Get me started on what they call horror. Go ahead.
I consider Blood Sucking Freaks to be a classic actually. When I mention "torture porn" I refer ONLY to the movement that has come about these last few years and NOT things like Cannibal Holocaust or I Spit on Your Grave or Troma films etc.
Damo, I actually think of it more as squirm horror. They aren't trying to scare me so much as they are trying to make me aggressively uncomfortable. They don't do it but they try like hell.
*gets Taco started*
I'm glad someone else besides me doesn't like "torture porn" or whatever they call it. It actually does disturb me when I see it, but I think not in the way that they intend. I'm disturbed that we're so de-sensitized as a culture that someone actually sat around and thought up all these disgusting things to do to people and made bank on it. I mean, I can think up lots of sick things a person can do, but why put that garbage (because that's what it is) into our collective unconscious? Don't we have enough shit (MTV) in there that now the last thing we need is a maladjusted teenager breaking into his school with a machine gun, kidnapping his secret crush, and strapping a reverse bear trap thingy to her jaw because she won't go out with him? It's just... I dunno.

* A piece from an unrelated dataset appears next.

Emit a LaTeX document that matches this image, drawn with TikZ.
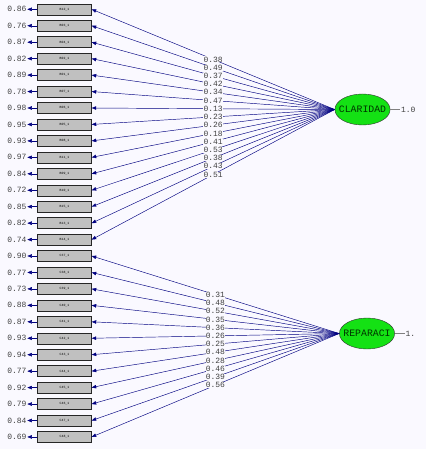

I think normally I wouldn't care one way or the other, it's just that I had this friend who liked all the Saws and Hostels and what have you, but she DIDN'T like the Exorcist when she saw it.
...
I'm sorry, WHAT? You DON'T like the exorcist? (quoth I)
Nope, she didn't like it. She was even a die-hard Catholic, you would think demonic possession would be high on her list of fears. But nope. Nothing. She didn't think it was "scary" enough.
She was a complete product of today's media culture, in more ways than just that one. It saddens me.
Doesn't like Exorcist... *grumble*
That makes no sense as The Exorcist is the most terrifying movie ever made. Clearly you should never speak to that person again.